The story circumvents the games’ lack thereof by merely coasting on by. It’s standard hero’s journey stuff: Mario and Luigi live in ordinary ol’ Brooklyn until they find a portal to the Mushroom Kingdom; Luigi is captured and Mario fixes on saving him; Mario trains with a mentor until he’s ready to save the day. Nothing adventurous, all fine and predictable. At least the roles are switched up—with Luigi as the caged damsel, Princess Peach gets to play the mentor, guiding Mario to newfound abilities and through the complex political threat facing the Mushroom Kingdom (Bowser bad, wants to take over).

Not that any of it matters. The connective tissue between the major plot beats is nonsense. Take the shift from “strange new world” to “ready to fight the bad guy,” for instance: after faffing about to get his bearings, Mario runs into Peach, who’s busy trying to recruit an army for Bowser’s imminent attack—but she inexplicably drops everything to train Mario at an obstacle course. She trusts him implicitly, apparently, because he’s human like her, which the film chalks up to some deliberately vague backstory about Peach being from Earth. It’s a bizarre mix of breezing past plot inconsistencies with a jovial, carefree tone and the busywork of cementing franchise potential through dangling narrative threads, all in the eventual service of a setpiece where Mario jumps between platforms to Bonnie Tyler’s “I Need a Hero.” It doesn’t look too exciting without a player making split-second movement decisions, but the licensed music might remind you of fun times.

That’s the whole movie’s rhythm: nonsensical plot shifts to animated “gameplay” set to cloying needle drops. Mario and Luigi jump through a construction zone to “No Sleep Till Brooklyn,” the gang goes cart racing to “Take On Me,” and the music barely matches the tempo of the action, like an editor had to retrofit the animation around the songs that tested well. Toss in a bunch of eye-rolling punchlines and the sad, tryhard template of a comic-book third act—cheap superheroics in a conveniently empty city and a post-credits tease and all that—and what’s annoying becomes insufferable. The movie is utterly unconcerned with gelling together. So long as there’s room for references to recognize (look, the tanooki suit!), it can Frankenstein together from whatever tired dreck. 

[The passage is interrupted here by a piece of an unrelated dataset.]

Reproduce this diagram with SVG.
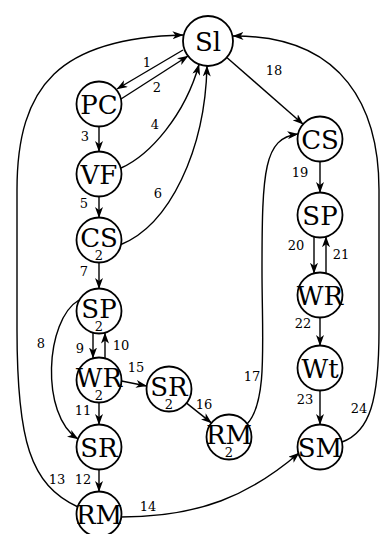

Most of the cast got the low-effort memo. Charlie Day, Anya-Taylor Joy, and Seth Rogen—Luigi, Peach, and Donkey Kong, three characters with tons of potential character—just show up and read their lines, and Pratt’s accent is so half-assed that he sounds embarrassed to be there. Jack Black, thank god, is a saving grace, going full silly mode to play up Bowser’s crush on Peach; he even sings a growly love ballad that sounds so on-the-spot improvised—like something from Tenacious D—that it’s creatively out of step with the movie’s otherwise stale humor. Keegan-Michael Key is great as Toad as well: he actually does a voice, for one, and it’s nigh unrecognizable. But these are but small bright spots in a void of lazy material.

The film has its other pleasures, to be fair. The animation is clean, bright, and detailed, and composer Brian Tyler’s interpolations of various Mario themes will be a joy to longtime fans. But there’s a shameless, craven rot at the core of this thing: it got made because Mario is more a brand than a character. It doesn’t even try to shake that impression. And now the main thing his face is good for—a guarantee of quality—is compromised forever.